A Sportwagon that is all new but whose every corner and line says Alfa Romeo. The aims of Giorgetto Giugiaro, who did the styling of the externals, and Wolfgang Egger, head of Alfa design, were in perfect agreement, including
the desire to achieve the same result obtained with the 156, that of using the same floorpan of the saloon and reducing bodywork changes to the minimum. “With the 159 Sportwagon”, explains Giugiaro, “we wanted to rationalise a product based on a saloon that was in turn inspired by my 2002 Brera protype”.
“Alfa Romeo”, says Egger, “has not had such a comprehensive range for years: you have to go back to the Giulietta to see the same spirit of innovation in the various forms of sporting concept”. It was in deference to this concept that Alfa began work in 1999 on a platform that had to combine sportiness, proportions, practicality and emotiveness. “We followed in the footsteps of the 156”, says Egger, “because the 156 was a milestone in the re-establishment of Alfa values. And this is the result: a brand that is made even more captivating by its characteristics of compactness, lightness, agility and emotiveness expressed through the new family lines”.

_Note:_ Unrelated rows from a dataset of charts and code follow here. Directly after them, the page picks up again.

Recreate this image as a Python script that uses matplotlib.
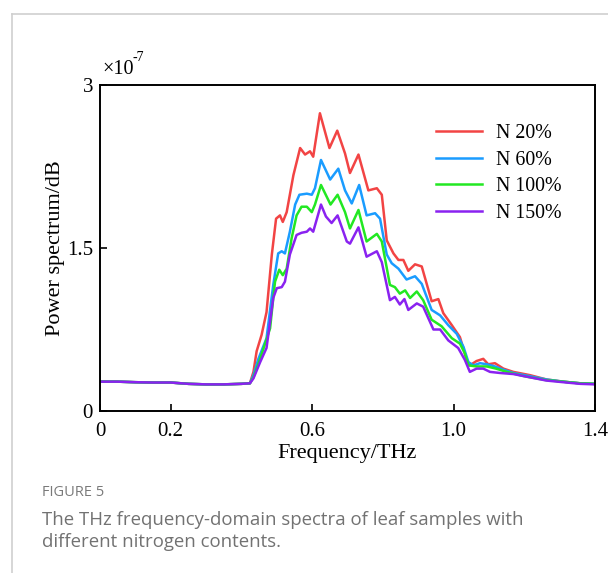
import matplotlib
matplotlib.use("Agg")
import matplotlib.pyplot as plt
from matplotlib.lines import Line2D

# ---- data (power spectrum in units of 1e-7) ----
base_x = [0.0, 0.05, 0.10, 0.15, 0.20, 0.25, 0.30, 0.35, 0.40, 0.424]
base_y = [0.27, 0.27, 0.265, 0.262, 0.262, 0.25, 0.245, 0.245, 0.25, 0.255]

red_x = [0.434, 0.443, 0.457, 0.471, 0.486, 0.498, 0.509, 0.517, 0.528, 0.547,
         0.566, 0.580, 0.594, 0.603, 0.622, 0.649, 0.671, 0.693, 0.707, 0.731,
         0.759, 0.783, 0.797, 0.811, 0.830, 0.844, 0.858, 0.872, 0.891, 0.910,
         0.938, 0.957, 0.971, 0.995, 1.018, 1.037, 1.046, 1.065, 1.084, 1.098,
         1.117, 1.141, 1.169, 1.216, 1.263, 1.310, 1.358, 1.400]
red_y = [0.36, 0.55, 0.70, 0.91, 1.44, 1.77, 1.80, 1.74, 1.83, 2.17,
         2.42, 2.36, 2.39, 2.34, 2.74, 2.42, 2.58, 2.37, 2.19, 2.36,
         2.03, 2.05, 1.99, 1.57, 1.45, 1.39, 1.39, 1.29, 1.35, 1.33,
         1.01, 1.03, 0.90, 0.79, 0.68, 0.47, 0.42, 0.46, 0.48, 0.43,
         0.44, 0.39, 0.36, 0.33, 0.29, 0.27, 0.255, 0.25]

blue_x = [0.434, 0.448, 0.471, 0.490, 0.504, 0.514, 0.523, 0.537, 0.552, 0.564,
          0.585, 0.599, 0.608, 0.625, 0.651, 0.674, 0.693, 0.712, 0.733, 0.754,
          0.778, 0.792, 0.811, 0.825, 0.844, 0.867, 0.891, 0.910, 0.938, 0.962,
          0.985, 1.009, 1.028, 1.042, 1.056, 1.075, 1.094, 1.117, 1.141, 1.169,
          1.216, 1.263, 1.310, 1.358, 1.400]
blue_y = [0.33, 0.48, 0.67, 1.16, 1.45, 1.47, 1.45, 1.65, 1.90, 1.99,
          2.00, 1.99, 2.05, 2.31, 2.13, 2.23, 2.03, 1.91, 2.08, 1.80,
          1.82, 1.77, 1.44, 1.36, 1.31, 1.21, 1.24, 1.17, 0.93, 0.88,
          0.79, 0.71, 0.59, 0.45, 0.42, 0.44, 0.43, 0.41, 0.38, 0.35,
          0.32, 0.29, 0.27, 0.255, 0.25]

green_x = [0.434, 0.453, 0.481, 0.495, 0.507, 0.517, 0.528, 0.542, 0.556, 0.570,
           0.585, 0.599, 0.608, 0.625, 0.652, 0.672, 0.693, 0.707, 0.731, 0.754,
           0.783, 0.797, 0.820, 0.834, 0.848, 0.863, 0.877, 0.896, 0.914, 0.938,
           0.966, 0.995, 1.018, 1.032, 1.042, 1.065, 1.094, 1.120, 1.150, 1.200,
           1.260, 1.310, 1.358, 1.400]
green_y = [0.31, 0.48, 0.76, 1.19, 1.30, 1.25, 1.31, 1.59, 1.80, 1.88,
           1.88, 1.83, 1.90, 2.08, 1.90, 1.99, 1.83, 1.68, 1.85, 1.56,
           1.63, 1.56, 1.16, 1.14, 1.08, 1.11, 1.04, 1.10, 1.02, 0.84,
           0.78, 0.67, 0.62, 0.53, 0.42, 0.41, 0.41, 0.39, 0.36, 0.32,
           0.285, 0.27, 0.255, 0.25]

purple_x = [0.434, 0.453, 0.471, 0.490, 0.500, 0.514, 0.523, 0.537, 0.556, 0.570,
            0.585, 0.594, 0.603, 0.625, 0.639, 0.655, 0.672, 0.698, 0.707, 0.731,
            0.754, 0.783, 0.797, 0.820, 0.834, 0.848, 0.861, 0.872, 0.896, 0.914,
            0.943, 0.962, 0.985, 1.013, 1.032, 1.046, 1.065, 1.084, 1.103, 1.131,
            1.169, 1.216, 1.263, 1.310, 1.358, 1.400]
purple_y = [0.30, 0.45, 0.58, 1.04, 1.13, 1.14, 1.19, 1.44, 1.62, 1.64,
            1.65, 1.68, 1.65, 1.90, 1.79, 1.73, 1.80, 1.56, 1.54, 1.69,
            1.42, 1.47, 1.37, 1.02, 1.05, 0.98, 1.03, 0.93, 0.99, 0.96,
            0.75, 0.75, 0.65, 0.58, 0.47, 0.36, 0.39, 0.39, 0.36, 0.35,
            0.34, 0.31, 0.28, 0.265, 0.25, 0.245]

labels = ["N 20%", "N 60%", "N 100%", "N 150%"]
colors = ["#f24444", "#1a9cff", "#22e822", "#8a22f0"]
x_ticks = [0, 0.2, 0.6, 1.0, 1.4]
x_ticklabels = ["0", "0.2", "0.6", "1.0", "1.4"]
y_ticks = [0, 1.5, 3]
y_ticklabels = ["0", "1.5", "3"]

serif = ["Liberation Serif", "DejaVu Serif"]

fig = plt.figure(figsize=(6.08, 5.73), dpi=100)
ax = fig.add_axes([100 / 608, 1 - 411 / 573, 495 / 608, 326 / 573])

series = [(red_x, red_y), (blue_x, blue_y), (green_x, green_y), (purple_x, purple_y)]
for (sx, sy), c, lab in zip(series, colors, labels):
    ax.plot(base_x + sx, base_y + sy, color=c, lw=1.8, label=lab, solid_joinstyle="round")

ax.set_xlim(0, 1.4)
ax.set_ylim(0, 3)
ax.set_xticks(x_ticks)
ax.set_xticklabels(x_ticklabels, family=serif, fontsize=15)
ax.set_yticks(y_ticks)
ax.set_yticklabels(y_ticklabels, family=serif, fontsize=15)
ax.tick_params(direction="in", length=5, width=1.2)
ax.tick_params(axis="x", pad=8)
ax.tick_params(axis="y", pad=5)
for s in ax.spines.values():
    s.set_linewidth(1.4)

ax.set_xlabel("Frequency/THz", family=serif, fontsize=16, labelpad=2)
ax.set_ylabel("Power spectrum/dB", family=serif, fontsize=16, labelpad=1.5)

# exponent label
ax.text(0.005, 1.018, "\u00d710", transform=ax.transAxes, family=serif,
        fontsize=14.5, ha="left", va="bottom")
ax.text(0.066, 1.064, "-7", transform=ax.transAxes, family=serif,
        fontsize=10, ha="left", va="bottom")

leg = ax.legend(loc="upper left", bbox_to_anchor=(0.679, 0.881), frameon=False,
                prop={"family": serif, "size": 14.3}, handlelength=2.3,
                handletextpad=0.7, labelspacing=0.39, borderpad=0, borderaxespad=0)

# card border
fig.add_artist(Line2D([12 / 608, 12 / 608], [0, 1 - 14 / 573], color="#cfcfcf", lw=1.2))
fig.add_artist(Line2D([12 / 608, 1], [1 - 14 / 573, 1 - 14 / 573], color="#cfcfcf", lw=1.2))

fig.text(42 / 608, 1 - 492 / 573, "FIGURE 5", family=["Open Sans", "DejaVu Sans"],
         fontsize=10.5, color="#7a7a7a", va="center", ha="left")
fig.text(42 / 608, 1 - 531 / 573,
         "The THz frequency-domain spectra of leaf samples with\ndifferent nitrogen contents.",
         family=["Open Sans", "DejaVu Sans"], fontsize=13.4, color="#727272",
         va="center", ha="left", linespacing=1.3)

fig.savefig("out.png", dpi=100)
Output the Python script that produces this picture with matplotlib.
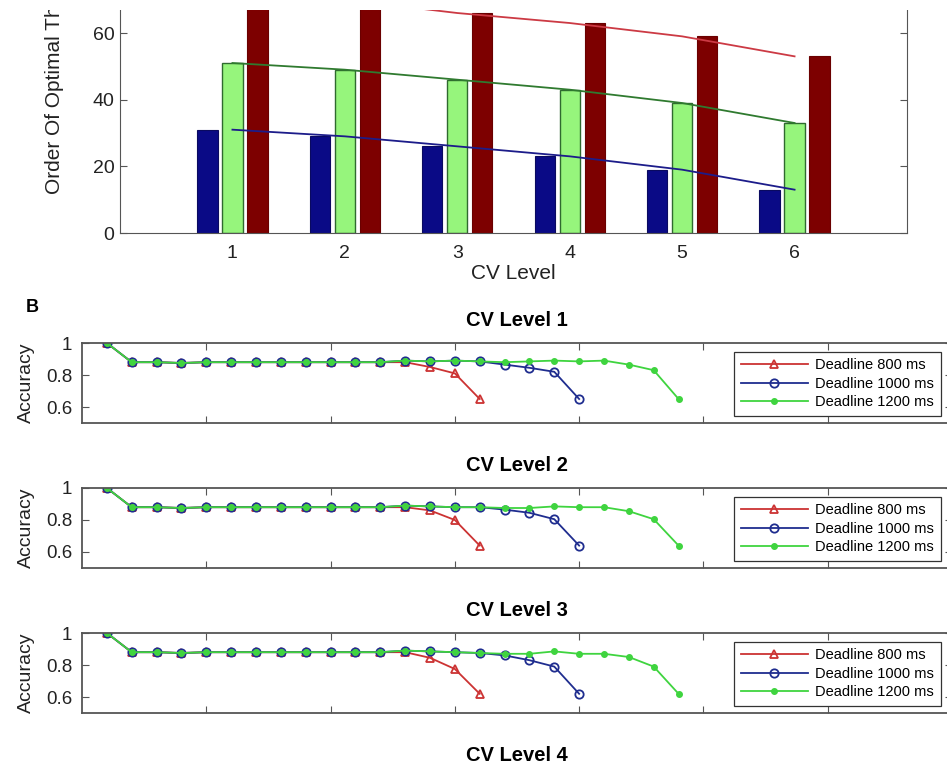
import matplotlib
matplotlib.use("Agg")
import matplotlib.pyplot as plt
from matplotlib.patches import Rectangle
from matplotlib.ticker import FormatStrFormatter

plt.rcParams["font.family"] = ["Liberation Sans", "DejaVu Sans"]

# ---- data: panel A (bars + trend lines) ----
cv_levels = [1, 2, 3, 4, 5, 6]
order_blue = [31, 29, 26, 23, 19, 13]
order_green = [51, 49, 46, 43, 39, 33]
order_red = [72, 70, 66, 63, 59, 53]

# ---- data: panel B (accuracy per deadline, per CV level) ----
deadline_labels = ["Deadline 800 ms", "Deadline 1000 ms", "Deadline 1200 ms"]
cv_titles = ["CV Level 1", "CV Level 2", "CV Level 3", "CV Level 4"]

acc800_cv1 = [1.0, 0.88, 0.88, 0.875, 0.88, 0.88, 0.88, 0.88, 0.88, 0.88, 0.88, 0.88, 0.88, 0.85, 0.81, 0.65]
acc1000_cv1 = [1.0, 0.88, 0.88, 0.875, 0.88, 0.88, 0.88, 0.88, 0.88, 0.88, 0.88, 0.88, 0.89, 0.885, 0.89, 0.885,
               0.865, 0.845, 0.82, 0.65]
acc1200_cv1 = [1.0, 0.88, 0.88, 0.875, 0.88, 0.88, 0.88, 0.88, 0.88, 0.88, 0.88, 0.88, 0.89, 0.885, 0.89, 0.885,
               0.88, 0.885, 0.89, 0.885, 0.89, 0.865, 0.83, 0.65]

acc800_cv2 = [1.0, 0.88, 0.88, 0.875, 0.88, 0.88, 0.88, 0.88, 0.88, 0.88, 0.88, 0.88, 0.88, 0.86, 0.80, 0.64]
acc1000_cv2 = [1.0, 0.88, 0.88, 0.875, 0.88, 0.88, 0.88, 0.88, 0.88, 0.88, 0.88, 0.88, 0.89, 0.885, 0.88, 0.88,
               0.865, 0.845, 0.805, 0.64]
acc1200_cv2 = [1.0, 0.88, 0.88, 0.875, 0.88, 0.88, 0.88, 0.88, 0.88, 0.88, 0.88, 0.88, 0.89, 0.885, 0.88, 0.88,
               0.875, 0.875, 0.885, 0.88, 0.88, 0.855, 0.805, 0.64]

acc800_cv3 = [1.0, 0.88, 0.88, 0.875, 0.88, 0.88, 0.88, 0.88, 0.88, 0.88, 0.88, 0.88, 0.88, 0.845, 0.775, 0.62]
acc1000_cv3 = [1.0, 0.88, 0.88, 0.875, 0.88, 0.88, 0.88, 0.88, 0.88, 0.88, 0.88, 0.88, 0.89, 0.885, 0.88, 0.875,
               0.86, 0.83, 0.79, 0.62]
acc1200_cv3 = [1.0, 0.88, 0.88, 0.875, 0.88, 0.88, 0.88, 0.88, 0.88, 0.88, 0.88, 0.88, 0.89, 0.885, 0.88, 0.875,
               0.87, 0.87, 0.885, 0.87, 0.87, 0.85, 0.79, 0.62]

panel_data = [
    (acc800_cv1, acc1000_cv1, acc1200_cv1),
    (acc800_cv2, acc1000_cv2, acc1200_cv2),
    (acc800_cv3, acc1000_cv3, acc1200_cv3),
]

W, H = 947, 770
fig = plt.figure(figsize=(W / 100, H / 100), dpi=100)


def px_box(left, top, right, bottom):
    return [left / W, 1 - bottom / H, (right - left) / W, (bottom - top) / H]


SPINE = "#555555"

# ---- panel A ----
axA = fig.add_axes(px_box(120, 233 - 80 * 3.333, 907, 233))
bw = 0.18
off = 0.222
axA.bar([c - off for c in cv_levels], order_blue, width=bw, color="#0a0a86", edgecolor="#0a0a60", lw=0.8)
axA.bar(cv_levels, order_green, width=bw, color="#96f57c", edgecolor="#2f6a2f", lw=1.0)
axA.bar([c + off for c in cv_levels], order_red, width=bw, color="#7d0000", edgecolor="#6a0000", lw=0.8)
axA.plot(cv_levels, order_blue, color="#1c1c8a", lw=1.3)
axA.plot(cv_levels, order_green, color="#2f7a2f", lw=1.3)
axA.plot(cv_levels, order_red, color="#cc3a44", lw=1.3)
axA.set_xlim(0, 7)
axA.set_ylim(0, 80)
axA.set_xticks(cv_levels)
axA.set_yticks([0, 20, 40, 60])
axA.tick_params(axis="x", length=0, pad=9, labelsize=14, colors="#222222")
axA.tick_params(axis="y", direction="in", length=5, right=True, pad=4, labelsize=14,
                colors="#222222", color=SPINE)
axA.set_xlabel("CV Level", fontsize=15, labelpad=1, color="#222222")
for s in axA.spines.values():
    s.set_color(SPINE)
axA.spines["top"].set_visible(False)
fig.text(54 / W, 1 - 194 / H, "Order Of Optimal Threshold", rotation=90, ha="center", va="bottom",
         fontsize=15, color="#222222")

# ---- panel B ----
fig.text(32 / W, 1 - 307 / H, "B", fontsize=13, fontweight="bold", ha="center", va="center")

colors = ["#cc3333", "#1f2d8f", "#3fd43f"]
markers = ["^", "o", "."]
tops = [343, 488, 633, 778]
for i, top in enumerate(tops):
    ax = fig.add_axes(px_box(82, top, 952, top + 80))
    ax.set_title(cv_titles[i], fontsize=14.5, fontweight="bold", pad=12)
    ax.set_xlim(0, 35)
    ax.set_ylim(0.5, 1.0)
    ax.set_xticks([5, 10, 15, 20, 25, 30])
    ax.set_xticklabels([])
    ax.set_yticks([0.6, 0.8, 1.0])
    ax.yaxis.set_major_formatter(FormatStrFormatter("%g"))
    ax.tick_params(direction="in", length=5, top=True, right=True, labelsize=13.5,
                   pad=7, colors="#222222", color=SPINE)
    for s in ax.spines.values():
        s.set_color(SPINE)
        s.set_linewidth(1.3)
    if i >= len(panel_data):
        # only the title of this panel is inside the cropped figure
        ax.set_yticklabels([])
        continue
    ax.set_ylabel("Accuracy", fontsize=14, labelpad=8, color="#222222")
    for series, lab, col, mk in zip(panel_data[i], deadline_labels, colors, markers):
        xs = list(range(1, len(series) + 1))
        if mk == ".":
            ax.plot(xs, series, color=col, lw=1.3, marker=mk, ms=8, label=lab)
        else:
            ax.plot(xs, series, color=col, lw=1.3, marker=mk, ms=6, mfc="none",
                    mew=1.3, label=lab)
    leg = ax.legend(loc="upper right", bbox_to_anchor=(0.987, 0.89), borderaxespad=0,
                    fontsize=10.5, handlelength=4.6, handletextpad=0.5, labelspacing=0.3,
                    fancybox=False, framealpha=1, borderpad=0.45)
    leg.get_frame().set_edgecolor("#333333")
    leg.get_frame().set_linewidth(0.9)

# cropped top edge of the original figure
fig.add_artist(Rectangle((0, 1 - 10 / H), 1, 10 / H, transform=fig.transFigure,
                         facecolor="white", edgecolor="none", zorder=20))

fig.savefig("out.png", dpi=100)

Responsible for the interior was Enzo Ferreri, with Gianni Gariglio and Alessandro Maccolini, while Fee von Steynitz, Tiziana Mauri and Elisabetta Dallavalle looked after colour and trim. Antonio Rosti and Alessandro Dambrosio worked on definition of the exterior in collaboration with Giugiaro. Like the saloon before it, the Sportwagon is very much driver-oriented, with the console turned to face the driver and minimalist but comprehensive instrumentation; to say nothing of the materials, the etched aluminium of the dash and the use of new leathers.